The Legion's Function

The American Legion, in session for its second annual convention at Cleveland, is wholly a forward-looking body. Its past goes no farther back than the dark days of 1917; its future embraces the whole existence of the American Republic, for it has chosen to be formative and constructive rather than reminiscent.

Of military origin, founded upon the history of battles, the Legion is nevertheless essentially civic in its purpose. It takes questions of citizenship, of ready and unflagging loyalty, of steady and watchful Americanism, as the leading objects of its attention. It supplies a unique example of a body of soldiers whose chief interest lies in the maintenance of the civic as opposed to the martial idea. The soldiership which it exemplifies is the citizen soldiership, which stands for the patriotism of the school and the ballot box as well as the patriotism of the tented field.
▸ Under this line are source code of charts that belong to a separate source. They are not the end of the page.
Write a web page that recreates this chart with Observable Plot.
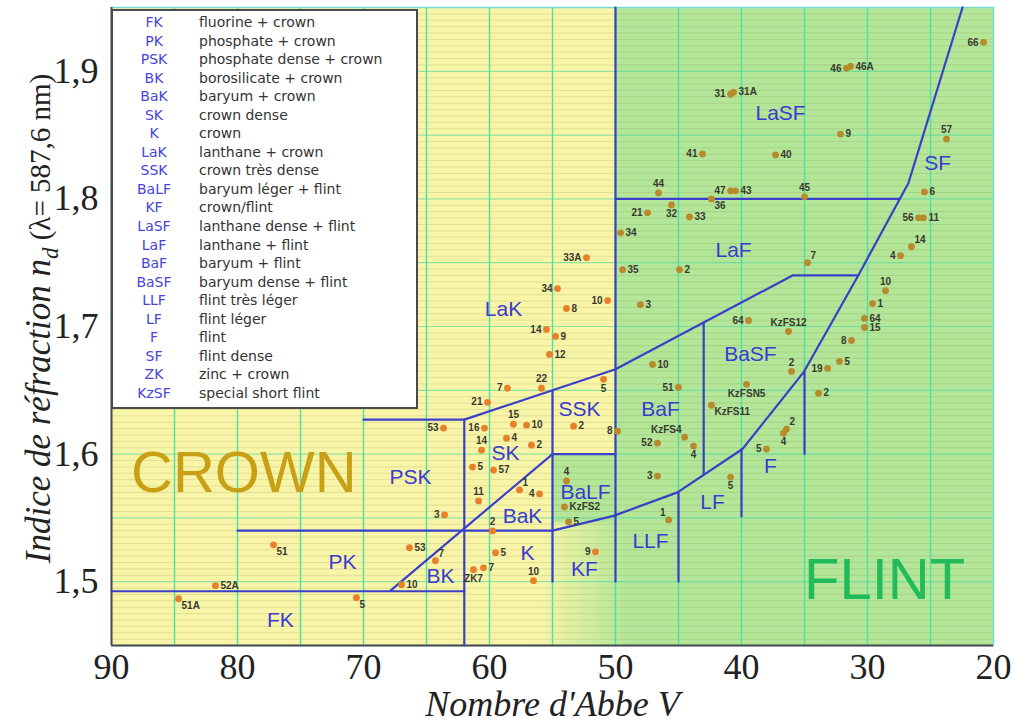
<!DOCTYPE html>
<html>
<head>
<meta charset="utf-8">
<script src="https://cdn.jsdelivr.net/npm/d3@7"></script>
<script src="https://cdn.jsdelivr.net/npm/@observablehq/plot@0.6"></script>
<style>
  body { margin: 0; background: #fff; }
  #wrap { position: relative; width: 1015px; height: 724px; }
  #legend {
    position: absolute; left: 111px; top: 9px; width: 303px; height: 394px;
    background: #fff; border: 2px solid #4a4a4a;
    font-family: "DejaVu Sans", sans-serif; font-size: 14px;
    padding-top: 2px; box-sizing: content-box;
  }
  #legend .row { display: flex; height: 18.55px; line-height: 18.55px; white-space: nowrap; }
  #legend .code { width: 82px; text-align: center; color: #4545da; }
  #legend .desc { padding-left: 4px; color: #333; }
</style>
</head>
<body>
<div id="wrap"></div>
<script>
// ---------------- DATA ----------------
const abbeTicks = [90, 80, 70, 60, 50, 40, 30, 20];
const ndTicks = [1.5, 1.6, 1.7, 1.8, 1.9];
const abbeDomain = [90, 20];
const ndDomain = [1.45, 1.95];

const glassLabel = ["51A","52A","51","5","10","53","7","53","3","ZK7",
  "7","5","10","2","11","1","4","5","57","14",
  "16","15","10","4","2","21","7","22","5","2",
  "8","4","KzFS2","5","9","1","3","52","KzFS4","4",
  "10","51","5","5","4","2","KzFS11","KzFSN5","2","KzFS12",
  "64","2","19","5","8","15","64","1","10","4",
  "14","56","11","6","57","66","46","46A","31","31A",
  "9","41","40","44","47","43","45","36","32","21",
  "33","34","35","2","3","7","33A","34","10","8",
  "14","9","12"];
const glassV = [84.68,81.75,77.14,70.56,66.98,66.35,64.29,63.65,63.57,61.27,
  60.48,59.52,56.51,59.76,60.87,57.62,56.03,61.35,59.68,60.63,
  60.40,58.10,57.06,58.65,56.67,60.16,58.57,55.87,50.95,53.33,
  49.84,53.89,54.05,53.73,51.59,45.79,46.67,46.67,44.52,43.81,
  47.06,45.00,40.87,38.02,36.67,36.43,42.38,39.60,36.03,36.27,
  39.44,33.89,33.17,32.22,31.27,30.24,30.24,29.60,28.57,27.38,
  26.51,25.95,25.56,25.48,23.73,20.79,31.67,31.35,40.87,40.63,
  32.14,43.10,37.30,46.59,40.87,40.48,35.00,42.38,45.56,47.46,
  44.13,49.60,49.44,44.92,48.02,34.76,52.30,54.60,50.63,53.89,
  55.48,54.76,55.24];
const glassN = [1.4867,1.4969,1.5289,1.4875,1.4977,1.5266,1.5164,1.6203,1.5523,1.5094,
  1.5109,1.5227,1.5008,1.5398,1.5633,1.5719,1.5688,1.5898,1.5875,1.6031,
  1.6203,1.6234,1.6227,1.6125,1.6070,1.6406,1.6516,1.6516,1.6586,1.6219,
  1.6180,1.5789,1.5586,1.5469,1.5234,1.5484,1.5828,1.6086,1.6133,1.6063,
  1.6703,1.6523,1.5820,1.6039,1.6164,1.6195,1.6383,1.6547,1.6648,1.6961,
  1.7047,1.6477,1.6672,1.6727,1.6891,1.6992,1.7063,1.7180,1.7281,1.7555,
  1.7625,1.7852,1.7852,1.8055,1.8469,1.9227,1.9023,1.9039,1.8820,1.8836,
  1.8508,1.8352,1.8344,1.8047,1.8063,1.8063,1.8016,1.8000,1.7953,1.7891,
  1.7859,1.7734,1.7445,1.7445,1.7172,1.7500,1.7539,1.7297,1.7203,1.7141,
  1.6977,1.6922,1.6781];

const regionName = ["FK","PK","PSK","BK","SK","BaK","K","KF","BaLF","SSK","BaF","LLF","LF","F","BaSF","LaK","LaF","LaSF","SF"];
const regionV = [76.59,71.67,66.27,63.89,58.73,57.38,56.98,52.46,52.38,52.86,46.43,47.22,42.30,37.70,39.29,58.89,40.63,36.90,24.44];
const regionN = [1.4695,1.5156,1.5820,1.5040,1.6005,1.5516,1.5219,1.5094,1.5703,1.6352,1.6352,1.5313,1.5625,1.5906,1.6781,1.7133,1.7594,1.8672,1.8281];

const familyName = ["CROWN", "FLINT"];
const familyV = [79.5, 28.65];
const familyN = [1.5852, 1.5008];

// region boundaries, as [Abbe V, n_d] vertices
const boundaryLines = [
  [[90,1.4925],[62,1.4925]],
  [[62,1.45],[62,1.627]],
  [[70,1.627],[62,1.627],[50,1.6665],[35.95,1.740],[30.8,1.740]],
  [[80,1.540],[55,1.540]],
  [[55,1.540],[50.16,1.5516],[45.08,1.570],[39.92,1.604],[35.08,1.664],[30.79,1.739],[26.75,1.8125],[22.46,1.95]],
  [[55,1.5],[55,1.649]],
  [[50,1.5],[50,1.95]],
  [[45,1.5],[45,1.570]],
  [[43,1.584],[43,1.703]],
  [[40,1.551],[40,1.604]],
  [[35,1.6],[35,1.664]],
  [[55,1.6],[50,1.6]],
  [[67.86,1.493],[55,1.6]],
  [[50,1.8],[27.44,1.8]]
];

// background zones [V1, V2, n1, n2]
const crownZone = [90, 20, 1.45, 1.95];
const flintZones = [[50, 20, 1.45, 1.95], [55, 50, 1.54, 1.6]];
const blendZone = [56, 49, 1.45, 1.546];

const legendCode = ["FK","PK","PSK","BK","BaK","SK","K","LaK","SSK","BaLF","KF","LaSF","LaF","BaF","BaSF","LLF","LF","F","SF","ZK","KzSF"];
const legendText = ["fluorine + crown","phosphate + crown","phosphate dense + crown","borosilicate + crown","baryum + crown","crown dense","crown","lanthane + crown","crown très dense","baryum léger + flint","crown/flint","lanthane dense + flint","lanthane + flint","baryum + flint","baryum dense + flint","flint très léger","flint léger","flint","flint dense","zinc + crown","special short flint"];

const xLabel = "Nombre d'Abbe V";

// ---------------- RENDER ----------------
const labelSide = ["br","r","br","br","r","r","tr","l","l","b",
  "r","r","t","t","t","tr","l","r","r","t",
  "l","t","r","r","r","l","l","t","b","r",
  "l","t","r","r","l","tl","l","l","tl","b",
  "r","l","b","l","b","tr","br","b","t","t",
  "l","r","l","r","l","r","r","r","t","l",
  "tr","l","r","r","t","l","l","r","l","r",
  "r","l","r","t","l","r","t","br","b","l",
  "r","r","r","r","r","tr","l","l","l","r",
  "l","r","r"];

const glasses = glassLabel.map((label, i) => ({label, V: glassV[i], n: glassN[i], side: labelSide[i]}));
const regions = regionName.map((name, i) => ({name, V: regionV[i], n: regionN[i]}));
const families = familyName.map((name, i) => ({name, V: familyV[i], n: familyN[i]}));
const boundaryPts = boundaryLines.flatMap((line, id) => line.map(([V, n]) => ({id, V, n})));
const zoneRect = z => ({x1: z[0], x2: z[1], y1: z[2], y2: z[3]});

const yellow = "#f8f5a9", green = "#b3e699";
const inFlint = d => d.V <= 50.3 || (d.V <= 55 && d.n >= 1.54 && d.n <= 1.6);

const sides = {
  r:  {dx: 5, dy: 0, textAnchor: "start"},
  l:  {dx: -5, dy: 0, textAnchor: "end"},
  t:  {dx: 0, dy: -9, textAnchor: "middle"},
  b:  {dx: 0, dy: 9, textAnchor: "middle"},
  tr: {dx: 3, dy: -7, textAnchor: "start"},
  br: {dx: 3, dy: 7, textAnchor: "start"},
  tl: {dx: -3, dy: -7, textAnchor: "end"}
};
const labelMarks = Object.entries(sides).map(([k, o]) =>
  Plot.text(glasses.filter(d => d.side === k), {
    x: "V", y: "n", text: "label", ...o,
    fontSize: 10, fontWeight: "bold", fontFamily: "Liberation Sans", fill: "#3a3a30"
  }));

const gradientDefs = () => {
  const defs = d3.create("svg:defs");
  const g = defs.append("linearGradient").attr("id", "blend")
    .attr("x1", "0").attr("x2", "1").attr("y1", "0").attr("y2", "0");
  g.append("stop").attr("offset", "0").attr("stop-color", yellow);
  g.append("stop").attr("offset", "1").attr("stop-color", green);
  return defs.node();
};

const fmt = d => String(d).replace(".", ",");
const serif = "Liberation Serif";

const plot = Plot.plot({
  width: 1015,
  height: 724,
  marginLeft: 111,
  marginRight: 22,
  marginTop: 7,
  marginBottom: 79,
  x: {domain: abbeDomain},
  y: {domain: ndDomain},
  style: {background: "white", fontFamily: "Liberation Sans", overflow: "visible"},
  marks: [
    gradientDefs,
    Plot.rect([zoneRect(crownZone)], {x1: "x1", x2: "x2", y1: "y1", y2: "y2", fill: yellow}),
    Plot.rect(flintZones.map(zoneRect), {x1: "x1", x2: "x2", y1: "y1", y2: "y2", fill: green}),
    Plot.rect([zoneRect(blendZone)], {x1: "x1", x2: "x2", y1: "y1", y2: "y2", fill: "url(#blend)"}),
    Plot.ruleY(d3.range(1451, 1950, 5).map(d => (d + 4) / 1000).filter(d => Math.round(d * 1000) % 50 !== 0),
      {stroke: "#6f6f10", strokeOpacity: 0.16, strokeWidth: 1}),
    Plot.ruleY(d3.range(1.5, 1.95, 0.05), {stroke: "#3fd19a", strokeOpacity: 0.55, strokeWidth: 1.2}),
    Plot.ruleX(d3.range(85, 24, -5), {stroke: "#4edfa6", strokeWidth: 1.4}),
    Plot.frame({stroke: "#74dccb", strokeWidth: 1.5}),
    Plot.ruleX([abbeDomain[0]], {stroke: "#4a4a4a", strokeWidth: 2}),
    Plot.ruleY([ndDomain[0]], {stroke: "#4a4a4a", strokeWidth: 2}),
    Plot.line(boundaryPts, {x: "V", y: "n", z: "id", stroke: "#3a3fc9", strokeWidth: 2.2}),
    Plot.text(families.filter(d => d.name === "CROWN"), {x: "V", y: "n", text: "name", fontSize: 58, fontFamily: "Liberation Sans", fill: "#c9a015"}),
    Plot.text(families.filter(d => d.name === "FLINT"), {x: "V", y: "n", text: "name", fontSize: 58, fontFamily: "Liberation Sans", fill: "#22bb5a"}),
    Plot.text(regions, {x: "V", y: "n", text: "name", fontSize: 21, fontFamily: "Liberation Sans", fill: "#3b3bd2"}),
    Plot.dot(glasses.filter(d => !inFlint(d)), {x: "V", y: "n", r: 3.4, fill: "#e8802a"}),
    Plot.dot(glasses.filter(inFlint), {x: "V", y: "n", r: 3.4, fill: "#b98a2c"}),
    ...labelMarks,
    Plot.axisX({ticks: abbeTicks, tickSize: 0, tickPadding: 8, fontSize: 36, fontFamily: serif, fill: "#222", label: null}),
    Plot.axisY({ticks: ndTicks, tickFormat: fmt, tickSize: 0, tickPadding: 13, fontSize: 36, fontFamily: serif, fill: "#222", label: null}),
    Plot.text([xLabel], {frameAnchor: "bottom", lineAnchor: "middle", textAnchor: "middle", dy: 59, fontSize: 36, fontFamily: serif, fontStyle: "italic", fill: "#222"}),
    Plot.text(["YLABEL"], {frameAnchor: "left", lineAnchor: "middle", textAnchor: "middle", dx: -73, dy: -8, rotate: -90, fontSize: 35, fontFamily: serif, fill: "#222"})
  ]
});

document.getElementById("wrap").appendChild(plot);

// y-axis title with italic part and subscript
d3.select(plot).selectAll("text").filter(function() { return this.textContent === "YLABEL"; })
  .each(function() {
    const t = d3.select(this).text(null).attr("text-anchor", "middle");
    t.append("tspan").attr("font-style", "italic").text("Indice de réfraction ");
    t.append("tspan").attr("font-style", "italic").text("n");
    t.append("tspan").attr("font-style", "italic").attr("font-size", "23").attr("baseline-shift", "-8").text("d");
    t.append("tspan").attr("font-size", "29").text(" (λ= 587,6 nm)");
  });

// legend box (overlaid in the upper-left corner of the plot)
const legend = document.createElement("div");
legend.id = "legend";
legendCode.forEach((c, i) => {
  const row = document.createElement("div");
  row.className = "row";
  const a = document.createElement("span"); a.className = "code"; a.textContent = c;
  const b = document.createElement("span"); b.className = "desc"; b.textContent = legendText[i];
  row.appendChild(a); row.appendChild(b);
  legend.appendChild(row);
});
document.getElementById("wrap").appendChild(legend);
</script>
</body>
</html>
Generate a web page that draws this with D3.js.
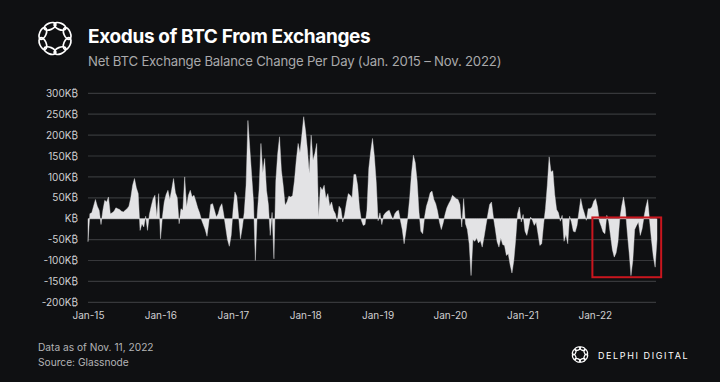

At its annual convention the American Legion will find much work cut out for it in defending and strengthening American citizenship. There is no lack of things to do. The American Expeditionary Force, when it put into khaki, in a great cause, literal millions to whom the American Republic was but a name, blocked out the vast work of patriotic fusion which the Legion now has to do. The Legion's function is to make the sentiment of American militant citizenship real, and real forever, in American lives. Evidently it does not shirk that task in the least. It will be greeted, in its Cleveland convention, on the thresh-hold of a wonderful career of public service. --Boston Transcript.